_Requirements_:
Reproduce all records exactly.

[Excerpted records start]

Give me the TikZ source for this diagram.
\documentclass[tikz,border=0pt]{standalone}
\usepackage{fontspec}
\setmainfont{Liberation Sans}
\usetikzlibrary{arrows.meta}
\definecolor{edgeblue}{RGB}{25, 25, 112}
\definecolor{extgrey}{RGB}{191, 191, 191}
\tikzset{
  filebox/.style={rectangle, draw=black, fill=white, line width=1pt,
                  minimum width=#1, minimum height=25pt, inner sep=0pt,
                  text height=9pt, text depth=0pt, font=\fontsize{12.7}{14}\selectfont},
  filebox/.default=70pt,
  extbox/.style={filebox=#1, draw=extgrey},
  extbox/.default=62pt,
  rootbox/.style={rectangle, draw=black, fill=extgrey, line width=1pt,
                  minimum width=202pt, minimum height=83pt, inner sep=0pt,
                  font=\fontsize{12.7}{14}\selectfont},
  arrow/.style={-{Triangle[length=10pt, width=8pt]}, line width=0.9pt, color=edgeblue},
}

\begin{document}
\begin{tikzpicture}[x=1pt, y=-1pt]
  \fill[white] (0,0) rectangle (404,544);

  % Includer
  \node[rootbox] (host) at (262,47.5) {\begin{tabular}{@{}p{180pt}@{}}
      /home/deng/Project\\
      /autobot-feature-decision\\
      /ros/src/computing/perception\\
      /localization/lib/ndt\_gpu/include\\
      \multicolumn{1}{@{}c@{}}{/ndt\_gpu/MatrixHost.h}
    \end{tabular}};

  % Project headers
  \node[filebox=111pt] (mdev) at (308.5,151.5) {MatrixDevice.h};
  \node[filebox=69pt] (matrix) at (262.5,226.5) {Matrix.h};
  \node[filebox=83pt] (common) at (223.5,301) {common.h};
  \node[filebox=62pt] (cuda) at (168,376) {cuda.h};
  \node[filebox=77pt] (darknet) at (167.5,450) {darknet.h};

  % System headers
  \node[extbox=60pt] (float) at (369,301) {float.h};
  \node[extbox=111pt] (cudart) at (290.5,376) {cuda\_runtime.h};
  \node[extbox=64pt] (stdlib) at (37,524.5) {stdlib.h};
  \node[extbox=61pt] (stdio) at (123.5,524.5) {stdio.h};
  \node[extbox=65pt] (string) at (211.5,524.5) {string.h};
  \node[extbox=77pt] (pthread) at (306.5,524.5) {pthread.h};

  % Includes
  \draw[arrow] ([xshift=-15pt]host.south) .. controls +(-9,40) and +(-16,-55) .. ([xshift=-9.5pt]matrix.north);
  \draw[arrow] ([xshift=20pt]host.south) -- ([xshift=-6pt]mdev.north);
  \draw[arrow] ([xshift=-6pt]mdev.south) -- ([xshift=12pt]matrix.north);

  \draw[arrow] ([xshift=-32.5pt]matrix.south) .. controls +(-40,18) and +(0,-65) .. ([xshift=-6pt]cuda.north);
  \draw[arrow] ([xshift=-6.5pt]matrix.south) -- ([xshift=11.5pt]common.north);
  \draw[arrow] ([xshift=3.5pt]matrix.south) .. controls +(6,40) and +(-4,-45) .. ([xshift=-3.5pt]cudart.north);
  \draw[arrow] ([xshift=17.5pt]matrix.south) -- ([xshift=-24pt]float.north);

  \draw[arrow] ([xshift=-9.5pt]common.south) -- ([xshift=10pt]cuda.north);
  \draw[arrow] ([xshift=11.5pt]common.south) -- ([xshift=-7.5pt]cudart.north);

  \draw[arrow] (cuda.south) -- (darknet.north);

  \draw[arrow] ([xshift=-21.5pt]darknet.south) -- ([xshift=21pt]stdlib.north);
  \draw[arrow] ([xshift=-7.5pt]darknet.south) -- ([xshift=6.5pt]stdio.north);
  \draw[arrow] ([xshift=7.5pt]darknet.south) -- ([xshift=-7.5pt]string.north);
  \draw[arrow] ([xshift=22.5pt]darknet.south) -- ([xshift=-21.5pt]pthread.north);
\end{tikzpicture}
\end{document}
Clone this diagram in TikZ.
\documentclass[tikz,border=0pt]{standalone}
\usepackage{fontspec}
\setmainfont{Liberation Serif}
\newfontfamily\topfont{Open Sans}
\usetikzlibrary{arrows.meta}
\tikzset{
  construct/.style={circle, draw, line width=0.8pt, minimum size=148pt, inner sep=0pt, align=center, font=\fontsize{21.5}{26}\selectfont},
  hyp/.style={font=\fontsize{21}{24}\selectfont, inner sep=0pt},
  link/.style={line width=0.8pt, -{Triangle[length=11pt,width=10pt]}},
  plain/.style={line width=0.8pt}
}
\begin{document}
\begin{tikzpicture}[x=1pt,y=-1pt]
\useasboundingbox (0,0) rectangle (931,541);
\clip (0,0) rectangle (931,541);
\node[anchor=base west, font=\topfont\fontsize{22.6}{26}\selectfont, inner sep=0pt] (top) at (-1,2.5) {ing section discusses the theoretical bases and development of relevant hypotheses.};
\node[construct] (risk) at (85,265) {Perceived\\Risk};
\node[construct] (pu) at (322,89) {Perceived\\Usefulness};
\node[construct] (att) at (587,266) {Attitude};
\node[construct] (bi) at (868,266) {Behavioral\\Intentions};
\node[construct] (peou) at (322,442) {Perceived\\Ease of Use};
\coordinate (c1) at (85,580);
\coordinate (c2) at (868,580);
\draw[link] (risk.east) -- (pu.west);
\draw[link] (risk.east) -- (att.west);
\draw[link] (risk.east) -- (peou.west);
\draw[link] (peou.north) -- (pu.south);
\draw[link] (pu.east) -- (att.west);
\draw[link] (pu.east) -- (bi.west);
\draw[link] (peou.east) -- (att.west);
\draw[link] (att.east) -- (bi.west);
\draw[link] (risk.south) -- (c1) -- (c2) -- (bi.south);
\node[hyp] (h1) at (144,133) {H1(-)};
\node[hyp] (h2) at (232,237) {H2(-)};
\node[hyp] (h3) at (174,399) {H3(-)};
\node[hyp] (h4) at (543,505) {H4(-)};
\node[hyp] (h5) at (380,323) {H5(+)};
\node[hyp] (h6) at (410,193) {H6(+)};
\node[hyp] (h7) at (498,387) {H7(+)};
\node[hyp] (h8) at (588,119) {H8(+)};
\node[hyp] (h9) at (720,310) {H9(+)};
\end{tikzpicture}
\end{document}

[Excerpted records end]

_In response_:
Give me the TikZ source for this diagram.
\documentclass[tikz,border=0pt]{standalone}
\usepackage{fontspec}
\setmainfont{Liberation Sans}
\usetikzlibrary{arrows.meta}
\definecolor{edgeblue}{RGB}{25, 25, 112}
\definecolor{extgrey}{RGB}{191, 191, 191}
\tikzset{
  filebox/.style={rectangle, draw=black, fill=white, line width=1pt,
                  minimum width=#1, minimum height=25pt, inner sep=0pt,
                  text height=9pt, text depth=0pt, font=\fontsize{12.7}{14}\selectfont},
  filebox/.default=70pt,
  extbox/.style={filebox=#1, draw=extgrey},
  extbox/.default=62pt,
  rootbox/.style={rectangle, draw=black, fill=extgrey, line width=1pt,
                  minimum width=202pt, minimum height=83pt, inner sep=0pt,
                  font=\fontsize{12.7}{14}\selectfont},
  arrow/.style={-{Triangle[length=10pt, width=8pt]}, line width=0.9pt, color=edgeblue},
}

\begin{document}
\begin{tikzpicture}[x=1pt, y=-1pt]
  \fill[white] (0,0) rectangle (404,544);

  % Includer
  \node[rootbox] (host) at (262,47.5) {\begin{tabular}{@{}p{180pt}@{}}
      /home/deng/Project\\
      /autobot-feature-decision\\
      /ros/src/computing/perception\\
      /localization/lib/ndt\_gpu/include\\
      \multicolumn{1}{@{}c@{}}{/ndt\_gpu/MatrixHost.h}
    \end{tabular}};

  % Project headers
  \node[filebox=111pt] (mdev) at (308.5,151.5) {MatrixDevice.h};
  \node[filebox=69pt] (matrix) at (262.5,226.5) {Matrix.h};
  \node[filebox=83pt] (common) at (223.5,301) {common.h};
  \node[filebox=62pt] (cuda) at (168,376) {cuda.h};
  \node[filebox=77pt] (darknet) at (167.5,450) {darknet.h};

  % System headers
  \node[extbox=60pt] (float) at (369,301) {float.h};
  \node[extbox=111pt] (cudart) at (290.5,376) {cuda\_runtime.h};
  \node[extbox=64pt] (stdlib) at (37,524.5) {stdlib.h};
  \node[extbox=61pt] (stdio) at (123.5,524.5) {stdio.h};
  \node[extbox=65pt] (string) at (211.5,524.5) {string.h};
  \node[extbox=77pt] (pthread) at (306.5,524.5) {pthread.h};

  % Includes
  \draw[arrow] ([xshift=-15pt]host.south) .. controls +(-9,40) and +(-16,-55) .. ([xshift=-9.5pt]matrix.north);
  \draw[arrow] ([xshift=20pt]host.south) -- ([xshift=-6pt]mdev.north);
  \draw[arrow] ([xshift=-6pt]mdev.south) -- ([xshift=12pt]matrix.north);

  \draw[arrow] ([xshift=-32.5pt]matrix.south) .. controls +(-40,18) and +(0,-65) .. ([xshift=-6pt]cuda.north);
  \draw[arrow] ([xshift=-6.5pt]matrix.south) -- ([xshift=11.5pt]common.north);
  \draw[arrow] ([xshift=3.5pt]matrix.south) .. controls +(6,40) and +(-4,-45) .. ([xshift=-3.5pt]cudart.north);
  \draw[arrow] ([xshift=17.5pt]matrix.south) -- ([xshift=-24pt]float.north);

  \draw[arrow] ([xshift=-9.5pt]common.south) -- ([xshift=10pt]cuda.north);
  \draw[arrow] ([xshift=11.5pt]common.south) -- ([xshift=-7.5pt]cudart.north);

  \draw[arrow] (cuda.south) -- (darknet.north);

  \draw[arrow] ([xshift=-21.5pt]darknet.south) -- ([xshift=21pt]stdlib.north);
  \draw[arrow] ([xshift=-7.5pt]darknet.south) -- ([xshift=6.5pt]stdio.north);
  \draw[arrow] ([xshift=7.5pt]darknet.south) -- ([xshift=-7.5pt]string.north);
  \draw[arrow] ([xshift=22.5pt]darknet.south) -- ([xshift=-21.5pt]pthread.north);
\end{tikzpicture}
\end{document}
Clone this diagram in TikZ.
\documentclass[tikz,border=0pt]{standalone}
\usepackage{fontspec}
\setmainfont{Liberation Serif}
\newfontfamily\topfont{Open Sans}
\usetikzlibrary{arrows.meta}
\tikzset{
  construct/.style={circle, draw, line width=0.8pt, minimum size=148pt, inner sep=0pt, align=center, font=\fontsize{21.5}{26}\selectfont},
  hyp/.style={font=\fontsize{21}{24}\selectfont, inner sep=0pt},
  link/.style={line width=0.8pt, -{Triangle[length=11pt,width=10pt]}},
  plain/.style={line width=0.8pt}
}
\begin{document}
\begin{tikzpicture}[x=1pt,y=-1pt]
\useasboundingbox (0,0) rectangle (931,541);
\clip (0,0) rectangle (931,541);
\node[anchor=base west, font=\topfont\fontsize{22.6}{26}\selectfont, inner sep=0pt] (top) at (-1,2.5) {ing section discusses the theoretical bases and development of relevant hypotheses.};
\node[construct] (risk) at (85,265) {Perceived\\Risk};
\node[construct] (pu) at (322,89) {Perceived\\Usefulness};
\node[construct] (att) at (587,266) {Attitude};
\node[construct] (bi) at (868,266) {Behavioral\\Intentions};
\node[construct] (peou) at (322,442) {Perceived\\Ease of Use};
\coordinate (c1) at (85,580);
\coordinate (c2) at (868,580);
\draw[link] (risk.east) -- (pu.west);
\draw[link] (risk.east) -- (att.west);
\draw[link] (risk.east) -- (peou.west);
\draw[link] (peou.north) -- (pu.south);
\draw[link] (pu.east) -- (att.west);
\draw[link] (pu.east) -- (bi.west);
\draw[link] (peou.east) -- (att.west);
\draw[link] (att.east) -- (bi.west);
\draw[link] (risk.south) -- (c1) -- (c2) -- (bi.south);
\node[hyp] (h1) at (144,133) {H1(-)};
\node[hyp] (h2) at (232,237) {H2(-)};
\node[hyp] (h3) at (174,399) {H3(-)};
\node[hyp] (h4) at (543,505) {H4(-)};
\node[hyp] (h5) at (380,323) {H5(+)};
\node[hyp] (h6) at (410,193) {H6(+)};
\node[hyp] (h7) at (498,387) {H7(+)};
\node[hyp] (h8) at (588,119) {H8(+)};
\node[hyp] (h9) at (720,310) {H9(+)};
\end{tikzpicture}
\end{document}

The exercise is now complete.